Sift the listing for lines that hold the string "this" and pull them out.

Information shown:
- - -
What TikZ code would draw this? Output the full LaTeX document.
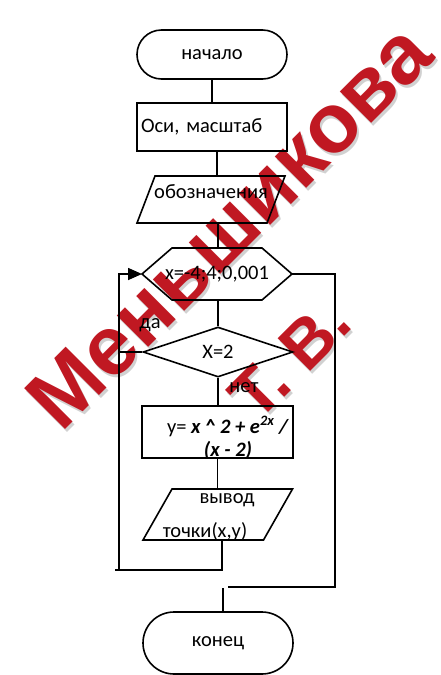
- - -
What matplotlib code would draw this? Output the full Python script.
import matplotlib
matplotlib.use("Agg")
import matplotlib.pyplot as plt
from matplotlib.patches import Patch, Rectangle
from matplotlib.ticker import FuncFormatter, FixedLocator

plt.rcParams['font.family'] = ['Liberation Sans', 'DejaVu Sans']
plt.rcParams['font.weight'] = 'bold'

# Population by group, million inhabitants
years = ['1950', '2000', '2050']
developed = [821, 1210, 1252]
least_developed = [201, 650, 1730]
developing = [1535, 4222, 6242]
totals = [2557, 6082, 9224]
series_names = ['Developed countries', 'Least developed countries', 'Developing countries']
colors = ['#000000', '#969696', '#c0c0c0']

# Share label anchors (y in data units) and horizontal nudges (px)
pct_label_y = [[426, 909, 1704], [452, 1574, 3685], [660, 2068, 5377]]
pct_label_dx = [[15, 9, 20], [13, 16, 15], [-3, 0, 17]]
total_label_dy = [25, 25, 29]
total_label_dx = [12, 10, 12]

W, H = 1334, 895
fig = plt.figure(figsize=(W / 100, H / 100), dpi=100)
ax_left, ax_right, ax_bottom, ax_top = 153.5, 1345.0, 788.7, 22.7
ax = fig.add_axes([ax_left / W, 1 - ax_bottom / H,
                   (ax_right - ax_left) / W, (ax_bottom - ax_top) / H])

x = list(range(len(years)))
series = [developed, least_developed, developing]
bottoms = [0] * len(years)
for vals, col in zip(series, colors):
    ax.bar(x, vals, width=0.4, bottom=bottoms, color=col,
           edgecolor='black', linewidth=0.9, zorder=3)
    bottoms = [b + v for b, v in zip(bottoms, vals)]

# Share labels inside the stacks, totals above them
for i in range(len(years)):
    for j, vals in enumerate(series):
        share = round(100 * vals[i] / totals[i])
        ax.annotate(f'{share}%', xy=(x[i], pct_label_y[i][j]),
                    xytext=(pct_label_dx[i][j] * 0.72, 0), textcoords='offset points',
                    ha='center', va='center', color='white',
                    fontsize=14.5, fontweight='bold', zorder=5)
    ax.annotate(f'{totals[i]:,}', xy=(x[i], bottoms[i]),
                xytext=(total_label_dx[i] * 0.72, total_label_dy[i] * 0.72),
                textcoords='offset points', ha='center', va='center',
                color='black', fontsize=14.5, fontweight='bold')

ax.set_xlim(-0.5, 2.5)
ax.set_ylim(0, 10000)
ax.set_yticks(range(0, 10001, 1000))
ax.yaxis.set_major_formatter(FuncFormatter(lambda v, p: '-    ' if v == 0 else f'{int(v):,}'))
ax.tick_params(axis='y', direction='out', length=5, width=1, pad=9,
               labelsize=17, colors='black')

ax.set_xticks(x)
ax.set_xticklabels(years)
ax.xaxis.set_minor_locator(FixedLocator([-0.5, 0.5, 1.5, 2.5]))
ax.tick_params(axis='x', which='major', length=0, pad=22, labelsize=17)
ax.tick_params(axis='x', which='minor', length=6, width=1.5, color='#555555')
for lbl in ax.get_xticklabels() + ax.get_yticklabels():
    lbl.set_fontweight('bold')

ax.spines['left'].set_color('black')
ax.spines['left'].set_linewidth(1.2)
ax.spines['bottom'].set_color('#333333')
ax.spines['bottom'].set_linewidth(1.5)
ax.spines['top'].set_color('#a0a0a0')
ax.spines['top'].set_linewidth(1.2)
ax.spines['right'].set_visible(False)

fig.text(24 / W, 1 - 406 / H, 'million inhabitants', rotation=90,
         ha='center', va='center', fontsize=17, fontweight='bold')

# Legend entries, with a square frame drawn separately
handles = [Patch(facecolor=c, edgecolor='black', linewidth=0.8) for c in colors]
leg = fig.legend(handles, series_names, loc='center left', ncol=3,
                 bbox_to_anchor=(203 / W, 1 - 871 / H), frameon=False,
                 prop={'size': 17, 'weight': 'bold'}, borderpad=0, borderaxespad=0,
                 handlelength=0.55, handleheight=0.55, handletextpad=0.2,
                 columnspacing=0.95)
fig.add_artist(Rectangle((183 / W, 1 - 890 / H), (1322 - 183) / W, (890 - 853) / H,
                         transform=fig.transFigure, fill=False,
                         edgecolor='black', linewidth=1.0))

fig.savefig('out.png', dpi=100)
- - -
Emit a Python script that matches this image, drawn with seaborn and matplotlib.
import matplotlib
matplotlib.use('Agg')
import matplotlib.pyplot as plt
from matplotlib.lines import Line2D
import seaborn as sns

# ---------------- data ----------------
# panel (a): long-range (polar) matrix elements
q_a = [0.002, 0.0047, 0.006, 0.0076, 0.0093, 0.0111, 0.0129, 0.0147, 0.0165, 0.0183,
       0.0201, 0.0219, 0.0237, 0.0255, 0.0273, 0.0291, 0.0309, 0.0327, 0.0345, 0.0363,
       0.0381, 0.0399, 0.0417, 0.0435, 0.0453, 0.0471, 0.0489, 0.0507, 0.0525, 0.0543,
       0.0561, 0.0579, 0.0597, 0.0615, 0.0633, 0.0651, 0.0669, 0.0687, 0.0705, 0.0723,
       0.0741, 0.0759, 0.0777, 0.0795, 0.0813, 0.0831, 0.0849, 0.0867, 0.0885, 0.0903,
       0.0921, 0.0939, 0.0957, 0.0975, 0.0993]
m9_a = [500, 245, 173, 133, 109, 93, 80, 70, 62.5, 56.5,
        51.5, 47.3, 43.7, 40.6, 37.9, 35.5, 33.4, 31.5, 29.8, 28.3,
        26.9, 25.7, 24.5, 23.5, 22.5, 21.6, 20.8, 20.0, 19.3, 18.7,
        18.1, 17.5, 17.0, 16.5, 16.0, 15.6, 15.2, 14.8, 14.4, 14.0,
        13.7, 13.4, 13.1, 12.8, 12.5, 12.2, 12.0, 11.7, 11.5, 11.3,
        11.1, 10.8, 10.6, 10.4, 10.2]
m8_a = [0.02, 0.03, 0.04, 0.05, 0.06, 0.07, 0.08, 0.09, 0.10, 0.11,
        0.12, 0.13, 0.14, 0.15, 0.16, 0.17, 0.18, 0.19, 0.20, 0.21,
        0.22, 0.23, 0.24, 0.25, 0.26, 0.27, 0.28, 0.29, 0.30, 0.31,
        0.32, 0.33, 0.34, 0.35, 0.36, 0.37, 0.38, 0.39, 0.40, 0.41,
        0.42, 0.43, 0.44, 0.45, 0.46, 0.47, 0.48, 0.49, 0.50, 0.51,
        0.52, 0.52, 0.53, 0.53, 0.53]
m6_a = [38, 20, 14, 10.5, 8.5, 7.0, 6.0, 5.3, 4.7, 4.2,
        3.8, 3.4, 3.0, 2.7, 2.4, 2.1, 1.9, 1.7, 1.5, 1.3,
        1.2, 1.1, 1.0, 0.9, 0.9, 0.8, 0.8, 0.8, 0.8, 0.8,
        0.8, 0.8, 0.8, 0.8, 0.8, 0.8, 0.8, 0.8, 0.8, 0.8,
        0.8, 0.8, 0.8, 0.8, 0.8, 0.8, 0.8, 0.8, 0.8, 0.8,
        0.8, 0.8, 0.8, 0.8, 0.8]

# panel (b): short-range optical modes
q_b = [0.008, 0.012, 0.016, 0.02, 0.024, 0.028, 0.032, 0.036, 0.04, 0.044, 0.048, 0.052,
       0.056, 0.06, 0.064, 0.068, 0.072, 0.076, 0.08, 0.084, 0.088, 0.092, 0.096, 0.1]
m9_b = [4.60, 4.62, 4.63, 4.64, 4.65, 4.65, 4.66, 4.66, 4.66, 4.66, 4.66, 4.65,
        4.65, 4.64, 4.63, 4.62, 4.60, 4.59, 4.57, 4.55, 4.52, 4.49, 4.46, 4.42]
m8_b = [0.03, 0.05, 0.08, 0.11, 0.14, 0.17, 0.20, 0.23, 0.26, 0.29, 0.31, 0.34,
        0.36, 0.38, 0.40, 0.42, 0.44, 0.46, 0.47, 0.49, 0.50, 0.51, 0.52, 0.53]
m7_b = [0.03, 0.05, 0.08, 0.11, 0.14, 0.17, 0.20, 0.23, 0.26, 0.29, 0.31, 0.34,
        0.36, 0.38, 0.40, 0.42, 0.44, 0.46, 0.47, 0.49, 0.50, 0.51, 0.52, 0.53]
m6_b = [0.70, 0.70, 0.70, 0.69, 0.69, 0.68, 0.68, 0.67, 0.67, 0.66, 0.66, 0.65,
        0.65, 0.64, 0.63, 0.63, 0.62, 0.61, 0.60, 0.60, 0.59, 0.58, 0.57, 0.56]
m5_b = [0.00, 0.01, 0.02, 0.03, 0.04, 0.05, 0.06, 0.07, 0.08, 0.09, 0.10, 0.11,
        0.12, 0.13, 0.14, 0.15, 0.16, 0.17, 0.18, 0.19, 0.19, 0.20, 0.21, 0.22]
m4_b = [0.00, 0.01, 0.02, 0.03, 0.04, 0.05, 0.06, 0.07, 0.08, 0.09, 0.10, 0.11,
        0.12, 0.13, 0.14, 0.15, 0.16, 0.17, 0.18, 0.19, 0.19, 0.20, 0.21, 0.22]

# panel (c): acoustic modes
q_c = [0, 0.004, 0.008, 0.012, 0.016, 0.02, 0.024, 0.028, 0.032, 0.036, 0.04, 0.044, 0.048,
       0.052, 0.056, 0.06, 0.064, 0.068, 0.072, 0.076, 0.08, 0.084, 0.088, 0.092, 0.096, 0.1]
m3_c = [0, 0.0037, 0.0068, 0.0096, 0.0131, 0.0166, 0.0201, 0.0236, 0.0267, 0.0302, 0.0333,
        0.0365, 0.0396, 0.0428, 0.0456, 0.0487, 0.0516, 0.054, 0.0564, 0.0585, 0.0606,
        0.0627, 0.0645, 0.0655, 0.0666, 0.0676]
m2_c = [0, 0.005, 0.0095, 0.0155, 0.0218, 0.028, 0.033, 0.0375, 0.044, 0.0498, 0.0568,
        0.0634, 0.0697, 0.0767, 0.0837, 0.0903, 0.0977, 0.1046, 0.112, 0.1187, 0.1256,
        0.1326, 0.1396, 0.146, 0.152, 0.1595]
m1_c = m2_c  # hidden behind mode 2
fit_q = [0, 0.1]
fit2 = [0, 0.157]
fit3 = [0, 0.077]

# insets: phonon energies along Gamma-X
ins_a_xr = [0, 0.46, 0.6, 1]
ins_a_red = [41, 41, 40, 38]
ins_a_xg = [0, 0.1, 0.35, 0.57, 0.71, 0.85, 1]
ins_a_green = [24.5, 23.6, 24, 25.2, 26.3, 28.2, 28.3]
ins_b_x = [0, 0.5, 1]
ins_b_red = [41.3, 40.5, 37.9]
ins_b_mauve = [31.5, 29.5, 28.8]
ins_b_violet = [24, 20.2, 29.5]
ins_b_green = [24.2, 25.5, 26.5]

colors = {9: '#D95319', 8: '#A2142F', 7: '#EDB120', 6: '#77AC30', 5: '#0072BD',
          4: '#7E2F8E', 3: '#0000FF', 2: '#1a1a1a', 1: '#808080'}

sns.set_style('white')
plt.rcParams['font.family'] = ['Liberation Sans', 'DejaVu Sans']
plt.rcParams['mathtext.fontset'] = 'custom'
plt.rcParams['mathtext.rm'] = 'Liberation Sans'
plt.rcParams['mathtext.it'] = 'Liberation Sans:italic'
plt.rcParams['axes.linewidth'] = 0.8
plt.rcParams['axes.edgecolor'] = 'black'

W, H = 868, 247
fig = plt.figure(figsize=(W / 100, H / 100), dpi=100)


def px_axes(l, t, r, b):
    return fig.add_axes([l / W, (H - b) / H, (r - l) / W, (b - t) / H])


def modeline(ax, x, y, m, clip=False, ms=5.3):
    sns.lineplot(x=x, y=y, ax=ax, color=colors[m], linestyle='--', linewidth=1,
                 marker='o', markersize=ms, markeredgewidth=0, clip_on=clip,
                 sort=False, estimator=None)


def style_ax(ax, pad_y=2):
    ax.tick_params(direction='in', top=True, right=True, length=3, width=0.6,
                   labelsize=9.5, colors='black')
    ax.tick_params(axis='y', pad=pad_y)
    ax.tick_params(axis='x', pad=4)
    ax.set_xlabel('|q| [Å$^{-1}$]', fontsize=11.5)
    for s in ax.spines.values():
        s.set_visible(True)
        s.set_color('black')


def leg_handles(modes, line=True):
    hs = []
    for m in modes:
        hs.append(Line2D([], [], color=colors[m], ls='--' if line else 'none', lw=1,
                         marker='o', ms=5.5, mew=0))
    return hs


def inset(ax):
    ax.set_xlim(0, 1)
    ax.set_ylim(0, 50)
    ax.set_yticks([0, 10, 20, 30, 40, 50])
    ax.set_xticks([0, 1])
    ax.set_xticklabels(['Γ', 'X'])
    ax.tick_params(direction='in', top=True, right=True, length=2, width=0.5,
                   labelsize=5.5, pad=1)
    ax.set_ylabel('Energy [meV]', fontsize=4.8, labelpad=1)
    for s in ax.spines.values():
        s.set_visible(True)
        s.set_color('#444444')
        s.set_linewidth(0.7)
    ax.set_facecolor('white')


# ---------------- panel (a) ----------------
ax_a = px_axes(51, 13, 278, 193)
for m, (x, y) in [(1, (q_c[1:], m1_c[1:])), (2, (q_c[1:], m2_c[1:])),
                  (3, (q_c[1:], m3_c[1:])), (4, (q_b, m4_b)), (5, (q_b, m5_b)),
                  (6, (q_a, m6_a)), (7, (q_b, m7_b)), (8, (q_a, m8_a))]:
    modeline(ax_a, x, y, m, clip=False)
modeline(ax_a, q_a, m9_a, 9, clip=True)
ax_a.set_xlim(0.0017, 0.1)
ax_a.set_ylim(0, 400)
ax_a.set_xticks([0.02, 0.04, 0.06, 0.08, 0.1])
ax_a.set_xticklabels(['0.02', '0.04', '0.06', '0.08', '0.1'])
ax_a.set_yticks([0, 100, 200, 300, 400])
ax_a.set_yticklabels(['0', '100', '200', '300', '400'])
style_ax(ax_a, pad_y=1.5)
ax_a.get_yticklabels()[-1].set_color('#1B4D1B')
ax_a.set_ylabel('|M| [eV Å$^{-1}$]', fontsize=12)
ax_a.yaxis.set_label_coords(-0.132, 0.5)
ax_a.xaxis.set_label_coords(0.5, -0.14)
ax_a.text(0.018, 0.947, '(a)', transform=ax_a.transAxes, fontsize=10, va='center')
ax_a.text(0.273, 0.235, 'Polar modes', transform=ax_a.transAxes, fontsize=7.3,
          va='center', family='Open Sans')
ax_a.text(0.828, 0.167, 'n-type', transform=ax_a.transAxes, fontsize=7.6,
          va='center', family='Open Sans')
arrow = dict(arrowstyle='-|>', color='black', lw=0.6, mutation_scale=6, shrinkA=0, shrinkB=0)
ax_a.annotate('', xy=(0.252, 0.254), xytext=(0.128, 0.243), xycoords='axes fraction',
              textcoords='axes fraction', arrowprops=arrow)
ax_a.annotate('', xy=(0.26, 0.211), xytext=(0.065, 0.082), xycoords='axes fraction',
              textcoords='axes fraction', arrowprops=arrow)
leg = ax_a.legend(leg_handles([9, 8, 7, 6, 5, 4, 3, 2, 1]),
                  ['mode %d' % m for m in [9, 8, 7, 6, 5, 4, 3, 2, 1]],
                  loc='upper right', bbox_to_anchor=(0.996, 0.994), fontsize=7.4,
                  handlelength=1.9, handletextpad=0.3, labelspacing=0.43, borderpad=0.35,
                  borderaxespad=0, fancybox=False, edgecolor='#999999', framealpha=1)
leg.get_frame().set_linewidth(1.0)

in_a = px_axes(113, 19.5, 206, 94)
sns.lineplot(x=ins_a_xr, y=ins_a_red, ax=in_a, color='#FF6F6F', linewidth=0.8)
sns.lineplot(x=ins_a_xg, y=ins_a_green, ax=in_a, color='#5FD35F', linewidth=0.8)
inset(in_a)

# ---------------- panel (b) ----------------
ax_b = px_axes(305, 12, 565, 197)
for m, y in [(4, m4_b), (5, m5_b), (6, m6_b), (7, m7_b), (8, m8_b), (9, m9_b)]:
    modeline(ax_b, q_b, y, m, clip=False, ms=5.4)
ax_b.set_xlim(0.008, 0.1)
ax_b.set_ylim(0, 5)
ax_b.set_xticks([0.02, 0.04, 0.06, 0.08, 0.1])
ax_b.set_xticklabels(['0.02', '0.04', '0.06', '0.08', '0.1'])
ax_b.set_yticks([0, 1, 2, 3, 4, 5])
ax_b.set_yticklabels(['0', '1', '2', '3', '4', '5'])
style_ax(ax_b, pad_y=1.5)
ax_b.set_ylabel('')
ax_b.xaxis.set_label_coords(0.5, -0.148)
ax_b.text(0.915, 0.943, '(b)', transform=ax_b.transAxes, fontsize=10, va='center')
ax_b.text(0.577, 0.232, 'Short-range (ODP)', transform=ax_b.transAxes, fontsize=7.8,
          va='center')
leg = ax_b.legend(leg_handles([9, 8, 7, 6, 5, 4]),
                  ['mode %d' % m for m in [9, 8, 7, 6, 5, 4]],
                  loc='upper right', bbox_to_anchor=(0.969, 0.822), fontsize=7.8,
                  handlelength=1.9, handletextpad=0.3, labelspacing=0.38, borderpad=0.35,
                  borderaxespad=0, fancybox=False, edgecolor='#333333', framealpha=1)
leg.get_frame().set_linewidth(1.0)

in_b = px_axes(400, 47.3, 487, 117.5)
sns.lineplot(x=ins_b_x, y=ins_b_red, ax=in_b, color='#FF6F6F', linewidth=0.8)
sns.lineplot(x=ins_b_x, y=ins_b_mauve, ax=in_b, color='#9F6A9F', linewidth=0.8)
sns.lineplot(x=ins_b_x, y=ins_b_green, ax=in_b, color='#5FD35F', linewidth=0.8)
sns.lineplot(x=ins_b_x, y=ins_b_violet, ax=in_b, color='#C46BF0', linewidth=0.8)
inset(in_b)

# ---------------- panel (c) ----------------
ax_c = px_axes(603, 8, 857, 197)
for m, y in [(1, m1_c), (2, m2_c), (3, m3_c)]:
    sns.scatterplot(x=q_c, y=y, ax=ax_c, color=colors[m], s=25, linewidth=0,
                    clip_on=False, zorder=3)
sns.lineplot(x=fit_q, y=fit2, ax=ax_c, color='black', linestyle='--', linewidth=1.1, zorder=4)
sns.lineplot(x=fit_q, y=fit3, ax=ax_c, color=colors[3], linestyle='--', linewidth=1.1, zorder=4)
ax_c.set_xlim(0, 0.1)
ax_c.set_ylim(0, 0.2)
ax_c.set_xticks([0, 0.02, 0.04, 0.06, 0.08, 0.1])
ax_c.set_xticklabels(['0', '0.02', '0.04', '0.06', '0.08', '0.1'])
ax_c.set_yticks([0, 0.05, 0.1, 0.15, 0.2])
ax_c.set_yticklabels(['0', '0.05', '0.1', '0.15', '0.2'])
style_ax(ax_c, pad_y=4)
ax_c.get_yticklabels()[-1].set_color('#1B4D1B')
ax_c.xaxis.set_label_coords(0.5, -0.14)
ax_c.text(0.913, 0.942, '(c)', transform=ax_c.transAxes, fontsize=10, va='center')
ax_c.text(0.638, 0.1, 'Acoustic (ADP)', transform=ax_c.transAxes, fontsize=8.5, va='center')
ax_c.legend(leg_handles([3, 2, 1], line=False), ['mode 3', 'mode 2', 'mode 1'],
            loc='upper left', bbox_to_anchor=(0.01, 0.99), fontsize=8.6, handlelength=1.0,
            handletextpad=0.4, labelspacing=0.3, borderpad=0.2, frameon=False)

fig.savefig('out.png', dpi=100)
- - -
Exercise solution:
What TikZ code would draw this? Output the full LaTeX document.
What matplotlib code would draw this? Output the full Python script.
Emit a Python script that matches this image, drawn with seaborn and matplotlib.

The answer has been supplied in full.